None of us was sure who had won due to the complexity of the scoring but, when I had totted everything up, it appeared Nige had triumphed by a single point. I say appeared because it wasn’t until I was clearing the game away that I realised I had short-changed my own total by 2 points, meaning I had pipped Nige by a single point.

We all thought the game was very good although it’s not quite up to the hype it has been getting. The thing it really has going for it though is the replayability. Mark K knocked it down a notch due to the time taken to play but Guy gave it a top mark of 10, as he liked the way you developed in your own way and people couldn’t mess with your plans (other than nabbing the action you wanted before you). I’m looking forward to trying this more and hopefully will get the family to give the introductory version a go.

Sorry Nige!


I hate to kick a guy when he’s down (at the bottom of the Hall of Fame), but I added up the scores wrongly for our game of Agricola last night. My score was actually 30 rather than 28 which means I pipped you for the win. This is where I grovel about being so embarrassed about my incompetency but look on the bright side – at least you lost it to me rather than Mark or Guy! Full report to follow. 

SR: 27th June 2008 – Tribune, Mission: Red Planet

We got to play Tribune tonight, designed by Karl Heinz Schmiel and published by Fantasy Flight Games. However, it turned out to be a much shorter experience than we expected.

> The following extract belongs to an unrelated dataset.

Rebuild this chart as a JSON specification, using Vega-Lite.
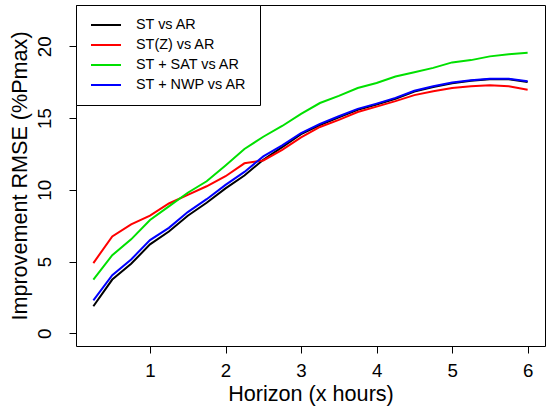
{
  "$schema": "https://vega.github.io/schema/vega-lite/v6.json",
  "width": 469,
  "height": 341,
  "autosize": {"type": "none"},
  "padding": {"left": 76, "top": 5, "right": 5, "bottom": 74},
  "background": "white",
  "config": {
    "font": "Liberation Sans",
    "view": {"stroke": "#000", "strokeWidth": 1},
    "axis": {
      "grid": false,
      "domain": false,
      "tickColor": "#000",
      "tickSize": 7,
      "labelColor": "#000",
      "titleColor": "#000",
      "labelFontSize": 18.7,
      "titleFontSize": 21.6,
      "titleFontWeight": "normal",
      "labelFlush": false,
      "labelOverlap": false
    }
  },
  "data": {
    "values": [
      {"h": 0.25, "series": "ST vs AR", "v": 1.89},
      {"h": 0.5, "series": "ST vs AR", "v": 3.75},
      {"h": 0.75, "series": "ST vs AR", "v": 4.85},
      {"h": 1, "series": "ST vs AR", "v": 6.2},
      {"h": 1.25, "series": "ST vs AR", "v": 7.1},
      {"h": 1.5, "series": "ST vs AR", "v": 8.2},
      {"h": 1.75, "series": "ST vs AR", "v": 9.1},
      {"h": 2, "series": "ST vs AR", "v": 10.1},
      {"h": 2.25, "series": "ST vs AR", "v": 11.0},
      {"h": 2.5, "series": "ST vs AR", "v": 12.1},
      {"h": 2.75, "series": "ST vs AR", "v": 12.98},
      {"h": 3, "series": "ST vs AR", "v": 13.88},
      {"h": 3.25, "series": "ST vs AR", "v": 14.52},
      {"h": 3.5, "series": "ST vs AR", "v": 15.06},
      {"h": 3.75, "series": "ST vs AR", "v": 15.58},
      {"h": 4, "series": "ST vs AR", "v": 15.95},
      {"h": 4.25, "series": "ST vs AR", "v": 16.35},
      {"h": 4.5, "series": "ST vs AR", "v": 16.85},
      {"h": 4.75, "series": "ST vs AR", "v": 17.17},
      {"h": 5, "series": "ST vs AR", "v": 17.43},
      {"h": 5.25, "series": "ST vs AR", "v": 17.6},
      {"h": 5.5, "series": "ST vs AR", "v": 17.7},
      {"h": 5.75, "series": "ST vs AR", "v": 17.7},
      {"h": 6, "series": "ST vs AR", "v": 17.52},

      {"h": 0.25, "series": "ST(Z) vs AR", "v": 4.9},
      {"h": 0.5, "series": "ST(Z) vs AR", "v": 6.75},
      {"h": 0.75, "series": "ST(Z) vs AR", "v": 7.6},
      {"h": 1, "series": "ST(Z) vs AR", "v": 8.2},
      {"h": 1.25, "series": "ST(Z) vs AR", "v": 9.05},
      {"h": 1.5, "series": "ST(Z) vs AR", "v": 9.65},
      {"h": 1.75, "series": "ST(Z) vs AR", "v": 10.25},
      {"h": 2, "series": "ST(Z) vs AR", "v": 10.95},
      {"h": 2.25, "series": "ST(Z) vs AR", "v": 11.85},
      {"h": 2.5, "series": "ST(Z) vs AR", "v": 12.05},
      {"h": 2.75, "series": "ST(Z) vs AR", "v": 12.78},
      {"h": 3, "series": "ST(Z) vs AR", "v": 13.65},
      {"h": 3.25, "series": "ST(Z) vs AR", "v": 14.38},
      {"h": 3.5, "series": "ST(Z) vs AR", "v": 14.88},
      {"h": 3.75, "series": "ST(Z) vs AR", "v": 15.42},
      {"h": 4, "series": "ST(Z) vs AR", "v": 15.8},
      {"h": 4.25, "series": "ST(Z) vs AR", "v": 16.18},
      {"h": 4.5, "series": "ST(Z) vs AR", "v": 16.6},
      {"h": 4.75, "series": "ST(Z) vs AR", "v": 16.87},
      {"h": 5, "series": "ST(Z) vs AR", "v": 17.1},
      {"h": 5.25, "series": "ST(Z) vs AR", "v": 17.22},
      {"h": 5.5, "series": "ST(Z) vs AR", "v": 17.28},
      {"h": 5.75, "series": "ST(Z) vs AR", "v": 17.22},
      {"h": 6, "series": "ST(Z) vs AR", "v": 16.98},

      {"h": 0.25, "series": "ST + SAT vs AR", "v": 3.75},
      {"h": 0.5, "series": "ST + SAT vs AR", "v": 5.45},
      {"h": 0.75, "series": "ST + SAT vs AR", "v": 6.55},
      {"h": 1, "series": "ST + SAT vs AR", "v": 7.9},
      {"h": 1.25, "series": "ST + SAT vs AR", "v": 8.85},
      {"h": 1.5, "series": "ST + SAT vs AR", "v": 9.8},
      {"h": 1.75, "series": "ST + SAT vs AR", "v": 10.6},
      {"h": 2, "series": "ST + SAT vs AR", "v": 11.7},
      {"h": 2.25, "series": "ST + SAT vs AR", "v": 12.85},
      {"h": 2.5, "series": "ST + SAT vs AR", "v": 13.7},
      {"h": 2.75, "series": "ST + SAT vs AR", "v": 14.45},
      {"h": 3, "series": "ST + SAT vs AR", "v": 15.3},
      {"h": 3.25, "series": "ST + SAT vs AR", "v": 16.05},
      {"h": 3.5, "series": "ST + SAT vs AR", "v": 16.55},
      {"h": 3.75, "series": "ST + SAT vs AR", "v": 17.1},
      {"h": 4, "series": "ST + SAT vs AR", "v": 17.45},
      {"h": 4.25, "series": "ST + SAT vs AR", "v": 17.9},
      {"h": 4.5, "series": "ST + SAT vs AR", "v": 18.2},
      {"h": 4.75, "series": "ST + SAT vs AR", "v": 18.5},
      {"h": 5, "series": "ST + SAT vs AR", "v": 18.88},
      {"h": 5.25, "series": "ST + SAT vs AR", "v": 19.04},
      {"h": 5.5, "series": "ST + SAT vs AR", "v": 19.3},
      {"h": 5.75, "series": "ST + SAT vs AR", "v": 19.44},
      {"h": 6, "series": "ST + SAT vs AR", "v": 19.55},

      {"h": 0.25, "series": "ST + NWP vs AR", "v": 2.3},
      {"h": 0.5, "series": "ST + NWP vs AR", "v": 4.05},
      {"h": 0.75, "series": "ST + NWP vs AR", "v": 5.15},
      {"h": 1, "series": "ST + NWP vs AR", "v": 6.5},
      {"h": 1.25, "series": "ST + NWP vs AR", "v": 7.35},
      {"h": 1.5, "series": "ST + NWP vs AR", "v": 8.45},
      {"h": 1.75, "series": "ST + NWP vs AR", "v": 9.35},
      {"h": 2, "series": "ST + NWP vs AR", "v": 10.35},
      {"h": 2.25, "series": "ST + NWP vs AR", "v": 11.25},
      {"h": 2.5, "series": "ST + NWP vs AR", "v": 12.33},
      {"h": 2.75, "series": "ST + NWP vs AR", "v": 13.1},
      {"h": 3, "series": "ST + NWP vs AR", "v": 13.96},
      {"h": 3.25, "series": "ST + NWP vs AR", "v": 14.6},
      {"h": 3.5, "series": "ST + NWP vs AR", "v": 15.13},
      {"h": 3.75, "series": "ST + NWP vs AR", "v": 15.64},
      {"h": 4, "series": "ST + NWP vs AR", "v": 16.01},
      {"h": 4.25, "series": "ST + NWP vs AR", "v": 16.41},
      {"h": 4.5, "series": "ST + NWP vs AR", "v": 16.9},
      {"h": 4.75, "series": "ST + NWP vs AR", "v": 17.22},
      {"h": 5, "series": "ST + NWP vs AR", "v": 17.48},
      {"h": 5.25, "series": "ST + NWP vs AR", "v": 17.64},
      {"h": 5.5, "series": "ST + NWP vs AR", "v": 17.74},
      {"h": 5.75, "series": "ST + NWP vs AR", "v": 17.74},
      {"h": 6, "series": "ST + NWP vs AR", "v": 17.57}
    ]
  },
  "mark": {"type": "line", "strokeWidth": 2},
  "encoding": {
    "x": {
      "field": "h",
      "type": "quantitative",
      "scale": {"domain": [0.02, 6.23], "nice": false, "zero": false},
      "axis": {
        "values": [1, 2, 3, 4, 5, 6],
        "labelBaseline": "alphabetic",
        "labelPadding": 23.7,
        "title": "Horizon (x hours)",
        "titleBaseline": "alphabetic",
        "titleAlign": "center",
        "titleX": 234.5,
        "titleY": 54
      }
    },
    "y": {
      "field": "v",
      "type": "quantitative",
      "scale": {"domain": [-0.88, 22.88], "nice": false, "zero": false},
      "axis": {
        "values": [0, 5, 10, 15, 20],
        "labelAngle": -90,
        "labelAlign": "center",
        "labelBaseline": "alphabetic",
        "labelPadding": 18.5,
        "title": "Improvement RMSE (%Pmax)",
        "titleAngle": -90,
        "titleAlign": "center",
        "titleBaseline": "alphabetic",
        "titleX": -49.3,
        "titleY": 170.5
      }
    },
    "color": {
      "field": "series",
      "type": "nominal",
      "sort": ["ST vs AR", "ST(Z) vs AR", "ST + SAT vs AR", "ST + NWP vs AR"],
      "scale": {
        "domain": ["ST vs AR", "ST(Z) vs AR", "ST + SAT vs AR", "ST + NWP vs AR"],
        "range": ["#000000", "#ff0000", "#00e000", "#0000ff"]
      },
      "legend": {
        "title": null,
        "orient": "none",
        "legendX": 0,
        "legendY": 0,
        "padding": 13,
        "clipHeight": 14,
        "rowPadding": 5,
        "strokeColor": "#000",
        "fillColor": "white",
        "symbolType": "stroke",
        "symbolSize": 900,
        "symbolStrokeWidth": 2,
        "symbolOffset": 1,
        "labelOffset": 14,
        "labelFontSize": 14.4,
        "labelColor": "#000",
        "labelFont": "Liberation Sans"
      }
    }
  }
}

We opted for the medium length five player game which involved achieving three victory conditions with a compulsory Tribune. On the first turn, my cards pointed me towards the Senator faction but a Vestal Virgin leader on the first regional building looked too tempting so I also set another worker up for a second Vestal V card. Mark G had placed a worker to takeover the V.V. faction so I decided to bide my time for turn 2. Having successfully taken over the Senators, my path was clear and I (over)bid to ensure I got the chariot to protect the Senators and concentrated on the two available V.V. cards that turned up in the second round. This meant that I was able to gain both a Tribune and Favour of the Gods and ended the second turn just 1 ducat short of the 30 needed for my third victory condition. It was, by that stage, obvious that I could easily win on the next turn as nobody else looked to be able to get to three victory conditions so we stopped the game there.

Although I was pleased my plans fell into place so well, we were all disappointed the game was over so quickly and ratings suffered as a result. I think playing without a compulsory tribune would make the game more wide open and, as there are other variants included in the game that don’t require a Tribune, we’ll just have to try one of those next time. That said, I thought the mechanics were really good and I hope we play again soon – maybe with fewer than five players.

We then opted for a game of Mission: Red Planet which all of us other than Guy had played before. That said, we all seemed to have forgotten the rules so it took a while to refresh our memories. The first round saw two of Steve’s guys get lost in space and so he spent most of the rest of the game pointing out how far behind he was, although I’m sure he knew none of us believed him. Guy scored really well in the first two rounds of scoring but then got picked on a bit so faded in the final scoring and had one of his potential bonuses sabotaged by my final turn removing one of his guys from a vital sector of Mars. Nige looked to be finishing strongly by controlling both a ‘2’ and ‘3’ value region and he managed to score both his bonuses as did Mark G. However, Steve was raking in points in lots of regions and critically got the bonus for most ice points, adding 9 to his score and taking the win by 3 points.

M:RP remains a really fun game although it is pretty chaotic – a typical Bruno Faidutti trait. Guy liked it as well although he probably trimmed a point off his rating for having been picked on at the end.